**WORK TO BE COMPLETED**
Quote verbatim every line from the line containing "Rebuild this diagram" to the line containing "width=128pt,minimum height=25pt] (exL)", inclusive of both, and no other line.

**RECORDS FOR THIS EXERCISE**
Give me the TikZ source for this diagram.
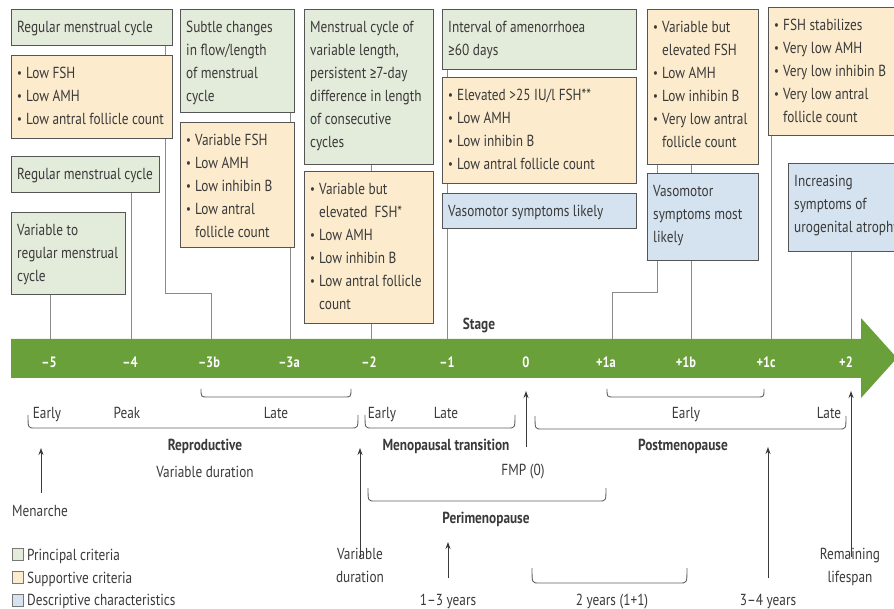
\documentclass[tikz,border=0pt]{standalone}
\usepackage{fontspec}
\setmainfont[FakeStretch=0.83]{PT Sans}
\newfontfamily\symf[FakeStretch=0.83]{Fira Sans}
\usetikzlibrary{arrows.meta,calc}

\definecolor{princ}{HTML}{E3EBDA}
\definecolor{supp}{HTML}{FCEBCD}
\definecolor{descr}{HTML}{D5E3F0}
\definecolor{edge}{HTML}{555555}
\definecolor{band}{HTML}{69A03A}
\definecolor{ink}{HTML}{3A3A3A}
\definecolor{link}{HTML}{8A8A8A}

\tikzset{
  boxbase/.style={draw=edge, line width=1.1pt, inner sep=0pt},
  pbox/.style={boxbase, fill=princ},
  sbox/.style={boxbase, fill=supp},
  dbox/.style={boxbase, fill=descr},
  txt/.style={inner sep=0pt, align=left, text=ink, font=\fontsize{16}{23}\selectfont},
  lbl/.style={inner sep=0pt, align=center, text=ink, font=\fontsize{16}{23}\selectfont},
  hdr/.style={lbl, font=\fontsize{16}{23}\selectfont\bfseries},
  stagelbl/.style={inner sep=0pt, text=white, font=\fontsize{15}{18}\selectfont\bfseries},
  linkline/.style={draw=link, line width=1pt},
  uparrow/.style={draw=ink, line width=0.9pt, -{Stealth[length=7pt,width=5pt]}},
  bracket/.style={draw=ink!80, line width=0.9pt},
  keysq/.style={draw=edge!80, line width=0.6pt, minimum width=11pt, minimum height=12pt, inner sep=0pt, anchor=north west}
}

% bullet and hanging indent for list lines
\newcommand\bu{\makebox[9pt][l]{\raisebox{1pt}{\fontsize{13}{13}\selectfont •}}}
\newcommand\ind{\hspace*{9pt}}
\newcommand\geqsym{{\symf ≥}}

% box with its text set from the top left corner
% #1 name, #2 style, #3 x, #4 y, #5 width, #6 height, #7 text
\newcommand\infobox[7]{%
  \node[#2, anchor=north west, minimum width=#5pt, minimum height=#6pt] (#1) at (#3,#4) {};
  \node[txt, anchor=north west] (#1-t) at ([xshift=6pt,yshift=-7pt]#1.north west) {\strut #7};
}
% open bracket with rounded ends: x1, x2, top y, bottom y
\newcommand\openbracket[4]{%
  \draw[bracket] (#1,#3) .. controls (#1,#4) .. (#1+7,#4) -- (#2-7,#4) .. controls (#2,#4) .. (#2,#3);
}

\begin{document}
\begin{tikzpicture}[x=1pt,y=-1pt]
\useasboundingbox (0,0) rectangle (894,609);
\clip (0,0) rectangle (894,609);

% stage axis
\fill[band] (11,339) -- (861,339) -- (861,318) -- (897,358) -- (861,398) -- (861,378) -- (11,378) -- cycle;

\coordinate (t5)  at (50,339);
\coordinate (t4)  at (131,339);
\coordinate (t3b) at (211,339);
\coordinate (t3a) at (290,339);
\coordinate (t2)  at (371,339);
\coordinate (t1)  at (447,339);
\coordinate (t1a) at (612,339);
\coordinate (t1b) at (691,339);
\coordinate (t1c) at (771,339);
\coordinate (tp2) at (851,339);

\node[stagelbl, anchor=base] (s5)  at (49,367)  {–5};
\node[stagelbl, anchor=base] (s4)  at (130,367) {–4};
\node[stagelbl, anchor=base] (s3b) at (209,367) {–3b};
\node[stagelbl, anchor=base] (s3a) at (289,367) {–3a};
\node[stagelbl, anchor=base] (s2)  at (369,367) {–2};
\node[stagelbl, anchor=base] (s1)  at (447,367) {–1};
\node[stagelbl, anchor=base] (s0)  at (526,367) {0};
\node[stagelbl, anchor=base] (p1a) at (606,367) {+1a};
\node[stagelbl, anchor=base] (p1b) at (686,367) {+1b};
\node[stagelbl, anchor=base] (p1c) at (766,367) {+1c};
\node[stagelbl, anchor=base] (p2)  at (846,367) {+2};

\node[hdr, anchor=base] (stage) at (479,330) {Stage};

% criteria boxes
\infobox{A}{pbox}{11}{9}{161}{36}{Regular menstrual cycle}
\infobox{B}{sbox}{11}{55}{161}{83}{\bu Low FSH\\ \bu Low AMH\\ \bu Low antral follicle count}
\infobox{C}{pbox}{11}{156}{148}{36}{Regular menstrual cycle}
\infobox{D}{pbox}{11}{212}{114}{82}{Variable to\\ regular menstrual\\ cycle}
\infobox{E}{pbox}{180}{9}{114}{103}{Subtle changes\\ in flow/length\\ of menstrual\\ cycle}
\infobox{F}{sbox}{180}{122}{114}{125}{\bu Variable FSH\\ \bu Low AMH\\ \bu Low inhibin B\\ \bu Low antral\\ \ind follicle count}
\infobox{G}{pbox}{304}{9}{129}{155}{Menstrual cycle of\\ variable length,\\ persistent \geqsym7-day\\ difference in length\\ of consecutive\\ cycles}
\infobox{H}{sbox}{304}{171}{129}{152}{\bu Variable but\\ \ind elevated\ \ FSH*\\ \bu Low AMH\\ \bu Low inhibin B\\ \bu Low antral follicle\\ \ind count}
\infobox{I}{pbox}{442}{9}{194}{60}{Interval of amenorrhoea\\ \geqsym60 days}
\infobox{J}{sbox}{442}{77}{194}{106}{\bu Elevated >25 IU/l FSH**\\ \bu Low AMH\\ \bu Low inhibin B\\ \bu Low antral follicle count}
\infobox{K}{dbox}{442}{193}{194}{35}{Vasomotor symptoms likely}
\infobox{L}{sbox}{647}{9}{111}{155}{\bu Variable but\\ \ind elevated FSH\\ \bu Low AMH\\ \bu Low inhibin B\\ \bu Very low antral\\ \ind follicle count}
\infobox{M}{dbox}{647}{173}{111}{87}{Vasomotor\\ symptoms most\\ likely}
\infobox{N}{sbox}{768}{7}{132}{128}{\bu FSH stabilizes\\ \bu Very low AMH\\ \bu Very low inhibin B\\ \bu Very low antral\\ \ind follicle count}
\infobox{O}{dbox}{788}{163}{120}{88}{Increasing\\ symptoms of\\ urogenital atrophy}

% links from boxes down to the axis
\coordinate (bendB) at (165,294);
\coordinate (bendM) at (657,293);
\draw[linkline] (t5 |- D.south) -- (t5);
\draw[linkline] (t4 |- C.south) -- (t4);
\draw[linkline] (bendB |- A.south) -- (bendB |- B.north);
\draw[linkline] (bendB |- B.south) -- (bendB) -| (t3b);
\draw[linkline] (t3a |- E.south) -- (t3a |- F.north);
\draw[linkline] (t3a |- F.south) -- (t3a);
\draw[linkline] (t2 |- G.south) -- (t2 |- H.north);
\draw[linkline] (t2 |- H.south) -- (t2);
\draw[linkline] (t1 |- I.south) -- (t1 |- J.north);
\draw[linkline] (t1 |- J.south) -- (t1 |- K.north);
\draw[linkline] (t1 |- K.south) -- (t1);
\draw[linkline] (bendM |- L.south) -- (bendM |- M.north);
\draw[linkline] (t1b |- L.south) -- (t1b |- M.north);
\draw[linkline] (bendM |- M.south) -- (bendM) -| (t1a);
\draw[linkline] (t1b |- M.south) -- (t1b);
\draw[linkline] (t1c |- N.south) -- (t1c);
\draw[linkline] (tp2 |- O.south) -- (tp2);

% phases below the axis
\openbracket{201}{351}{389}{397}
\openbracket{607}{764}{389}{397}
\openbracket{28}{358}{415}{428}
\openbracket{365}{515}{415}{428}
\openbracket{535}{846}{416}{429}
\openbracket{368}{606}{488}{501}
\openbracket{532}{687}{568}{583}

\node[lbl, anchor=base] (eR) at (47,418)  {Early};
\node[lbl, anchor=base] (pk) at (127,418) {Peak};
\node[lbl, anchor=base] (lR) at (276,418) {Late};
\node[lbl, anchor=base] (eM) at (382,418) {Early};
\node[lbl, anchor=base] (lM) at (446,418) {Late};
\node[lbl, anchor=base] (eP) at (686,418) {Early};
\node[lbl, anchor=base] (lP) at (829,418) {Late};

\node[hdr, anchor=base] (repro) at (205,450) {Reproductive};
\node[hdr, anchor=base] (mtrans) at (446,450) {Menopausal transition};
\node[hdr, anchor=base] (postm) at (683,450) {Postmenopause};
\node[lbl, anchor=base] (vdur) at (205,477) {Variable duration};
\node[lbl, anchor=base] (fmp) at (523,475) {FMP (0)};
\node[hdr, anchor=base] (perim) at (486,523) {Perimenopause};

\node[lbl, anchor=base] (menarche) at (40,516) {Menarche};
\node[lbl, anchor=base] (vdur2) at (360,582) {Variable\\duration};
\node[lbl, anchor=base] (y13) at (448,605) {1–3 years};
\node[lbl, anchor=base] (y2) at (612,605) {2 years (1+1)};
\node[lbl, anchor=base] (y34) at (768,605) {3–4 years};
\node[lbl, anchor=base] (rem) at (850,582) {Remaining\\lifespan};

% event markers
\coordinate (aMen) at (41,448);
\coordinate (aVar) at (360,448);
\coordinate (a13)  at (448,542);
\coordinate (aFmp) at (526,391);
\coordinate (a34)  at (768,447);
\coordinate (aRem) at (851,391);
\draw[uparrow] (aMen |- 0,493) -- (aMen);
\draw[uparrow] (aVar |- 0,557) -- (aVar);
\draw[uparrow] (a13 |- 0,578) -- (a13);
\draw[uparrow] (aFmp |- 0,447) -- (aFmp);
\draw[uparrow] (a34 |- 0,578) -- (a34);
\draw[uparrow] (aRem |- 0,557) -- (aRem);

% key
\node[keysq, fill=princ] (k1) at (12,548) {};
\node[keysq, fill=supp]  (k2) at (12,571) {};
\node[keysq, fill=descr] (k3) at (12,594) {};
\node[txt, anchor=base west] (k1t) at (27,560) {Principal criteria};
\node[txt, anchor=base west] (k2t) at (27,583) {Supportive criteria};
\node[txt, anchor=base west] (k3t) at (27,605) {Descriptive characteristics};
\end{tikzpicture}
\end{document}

==

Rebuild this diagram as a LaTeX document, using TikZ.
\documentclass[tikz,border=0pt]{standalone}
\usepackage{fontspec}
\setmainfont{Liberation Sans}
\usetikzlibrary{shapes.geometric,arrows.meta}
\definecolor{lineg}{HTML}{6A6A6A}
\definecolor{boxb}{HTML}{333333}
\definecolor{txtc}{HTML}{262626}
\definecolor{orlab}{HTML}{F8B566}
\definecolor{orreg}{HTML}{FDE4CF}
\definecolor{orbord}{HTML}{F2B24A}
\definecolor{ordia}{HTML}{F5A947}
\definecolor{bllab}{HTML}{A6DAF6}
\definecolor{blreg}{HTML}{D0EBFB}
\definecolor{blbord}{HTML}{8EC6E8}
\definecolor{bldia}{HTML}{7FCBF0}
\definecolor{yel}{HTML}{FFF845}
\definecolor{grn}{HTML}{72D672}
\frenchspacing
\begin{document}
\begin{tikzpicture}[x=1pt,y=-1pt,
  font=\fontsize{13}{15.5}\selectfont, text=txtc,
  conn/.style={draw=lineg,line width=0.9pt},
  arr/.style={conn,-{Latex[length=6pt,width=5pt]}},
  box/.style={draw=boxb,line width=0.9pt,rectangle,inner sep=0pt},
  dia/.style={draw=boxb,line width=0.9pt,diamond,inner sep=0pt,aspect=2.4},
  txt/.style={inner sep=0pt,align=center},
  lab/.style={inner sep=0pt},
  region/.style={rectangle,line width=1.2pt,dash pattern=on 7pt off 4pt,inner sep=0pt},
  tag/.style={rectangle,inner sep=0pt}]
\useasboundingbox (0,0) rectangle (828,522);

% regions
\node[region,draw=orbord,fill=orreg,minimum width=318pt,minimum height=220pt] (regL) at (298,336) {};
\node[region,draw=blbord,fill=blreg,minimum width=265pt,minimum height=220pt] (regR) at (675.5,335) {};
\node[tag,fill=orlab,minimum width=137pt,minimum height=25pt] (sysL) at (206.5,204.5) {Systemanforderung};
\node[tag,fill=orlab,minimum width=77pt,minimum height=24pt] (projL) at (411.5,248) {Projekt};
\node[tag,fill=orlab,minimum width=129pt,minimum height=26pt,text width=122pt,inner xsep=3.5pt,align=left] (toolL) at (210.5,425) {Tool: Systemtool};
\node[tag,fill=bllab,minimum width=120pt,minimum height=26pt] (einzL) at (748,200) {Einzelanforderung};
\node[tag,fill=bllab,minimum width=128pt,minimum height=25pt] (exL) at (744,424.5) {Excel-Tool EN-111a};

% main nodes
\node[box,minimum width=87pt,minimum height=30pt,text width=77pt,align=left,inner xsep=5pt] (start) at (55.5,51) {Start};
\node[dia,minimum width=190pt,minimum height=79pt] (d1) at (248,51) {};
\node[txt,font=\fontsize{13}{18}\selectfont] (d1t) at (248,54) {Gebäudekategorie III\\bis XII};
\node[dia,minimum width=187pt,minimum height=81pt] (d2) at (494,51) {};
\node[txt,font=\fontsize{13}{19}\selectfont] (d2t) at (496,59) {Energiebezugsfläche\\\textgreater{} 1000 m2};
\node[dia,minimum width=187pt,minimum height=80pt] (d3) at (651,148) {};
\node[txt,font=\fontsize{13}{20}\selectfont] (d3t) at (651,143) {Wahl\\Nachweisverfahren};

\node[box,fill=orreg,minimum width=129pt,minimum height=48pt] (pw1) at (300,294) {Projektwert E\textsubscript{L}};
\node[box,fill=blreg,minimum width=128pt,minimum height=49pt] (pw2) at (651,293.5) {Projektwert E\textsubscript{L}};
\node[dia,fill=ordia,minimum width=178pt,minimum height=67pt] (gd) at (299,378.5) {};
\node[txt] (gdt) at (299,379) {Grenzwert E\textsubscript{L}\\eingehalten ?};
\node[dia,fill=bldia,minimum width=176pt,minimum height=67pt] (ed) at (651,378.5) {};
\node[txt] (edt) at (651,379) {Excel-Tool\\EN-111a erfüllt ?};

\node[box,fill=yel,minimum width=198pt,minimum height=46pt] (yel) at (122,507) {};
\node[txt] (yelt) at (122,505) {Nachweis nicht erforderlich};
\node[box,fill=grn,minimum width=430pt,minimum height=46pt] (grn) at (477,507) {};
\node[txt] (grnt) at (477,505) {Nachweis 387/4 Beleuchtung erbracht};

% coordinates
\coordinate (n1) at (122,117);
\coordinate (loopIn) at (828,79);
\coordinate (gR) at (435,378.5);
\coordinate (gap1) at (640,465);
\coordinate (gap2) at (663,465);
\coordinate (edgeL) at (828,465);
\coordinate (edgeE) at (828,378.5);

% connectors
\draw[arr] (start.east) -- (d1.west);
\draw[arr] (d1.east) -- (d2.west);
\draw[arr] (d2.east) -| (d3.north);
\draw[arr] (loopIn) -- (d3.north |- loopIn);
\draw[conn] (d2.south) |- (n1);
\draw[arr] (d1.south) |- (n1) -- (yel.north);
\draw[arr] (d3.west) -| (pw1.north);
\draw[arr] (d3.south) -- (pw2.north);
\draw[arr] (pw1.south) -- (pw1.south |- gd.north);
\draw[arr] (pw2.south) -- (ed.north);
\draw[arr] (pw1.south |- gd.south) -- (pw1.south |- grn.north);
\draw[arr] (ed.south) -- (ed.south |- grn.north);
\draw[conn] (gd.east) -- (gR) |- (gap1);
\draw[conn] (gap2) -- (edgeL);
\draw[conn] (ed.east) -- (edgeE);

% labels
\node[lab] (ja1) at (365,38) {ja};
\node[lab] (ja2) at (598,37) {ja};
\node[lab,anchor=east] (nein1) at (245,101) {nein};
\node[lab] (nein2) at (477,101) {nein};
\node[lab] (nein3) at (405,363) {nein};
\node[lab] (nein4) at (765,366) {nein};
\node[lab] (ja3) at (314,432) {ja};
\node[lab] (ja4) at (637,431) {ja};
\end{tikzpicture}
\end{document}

**COMPLETE OUTPUT**
Rebuild this diagram as a LaTeX document, using TikZ.
\documentclass[tikz,border=0pt]{standalone}
\usepackage{fontspec}
\setmainfont{Liberation Sans}
\usetikzlibrary{shapes.geometric,arrows.meta}
\definecolor{lineg}{HTML}{6A6A6A}
\definecolor{boxb}{HTML}{333333}
\definecolor{txtc}{HTML}{262626}
\definecolor{orlab}{HTML}{F8B566}
\definecolor{orreg}{HTML}{FDE4CF}
\definecolor{orbord}{HTML}{F2B24A}
\definecolor{ordia}{HTML}{F5A947}
\definecolor{bllab}{HTML}{A6DAF6}
\definecolor{blreg}{HTML}{D0EBFB}
\definecolor{blbord}{HTML}{8EC6E8}
\definecolor{bldia}{HTML}{7FCBF0}
\definecolor{yel}{HTML}{FFF845}
\definecolor{grn}{HTML}{72D672}
\frenchspacing
\begin{document}
\begin{tikzpicture}[x=1pt,y=-1pt,
  font=\fontsize{13}{15.5}\selectfont, text=txtc,
  conn/.style={draw=lineg,line width=0.9pt},
  arr/.style={conn,-{Latex[length=6pt,width=5pt]}},
  box/.style={draw=boxb,line width=0.9pt,rectangle,inner sep=0pt},
  dia/.style={draw=boxb,line width=0.9pt,diamond,inner sep=0pt,aspect=2.4},
  txt/.style={inner sep=0pt,align=center},
  lab/.style={inner sep=0pt},
  region/.style={rectangle,line width=1.2pt,dash pattern=on 7pt off 4pt,inner sep=0pt},
  tag/.style={rectangle,inner sep=0pt}]
\useasboundingbox (0,0) rectangle (828,522);

% regions
\node[region,draw=orbord,fill=orreg,minimum width=318pt,minimum height=220pt] (regL) at (298,336) {};
\node[region,draw=blbord,fill=blreg,minimum width=265pt,minimum height=220pt] (regR) at (675.5,335) {};
\node[tag,fill=orlab,minimum width=137pt,minimum height=25pt] (sysL) at (206.5,204.5) {Systemanforderung};
\node[tag,fill=orlab,minimum width=77pt,minimum height=24pt] (projL) at (411.5,248) {Projekt};
\node[tag,fill=orlab,minimum width=129pt,minimum height=26pt,text width=122pt,inner xsep=3.5pt,align=left] (toolL) at (210.5,425) {Tool: Systemtool};
\node[tag,fill=bllab,minimum width=120pt,minimum height=26pt] (einzL) at (748,200) {Einzelanforderung};
\node[tag,fill=bllab,minimum width=128pt,minimum height=25pt] (exL) at (744,424.5) {Excel-Tool EN-111a};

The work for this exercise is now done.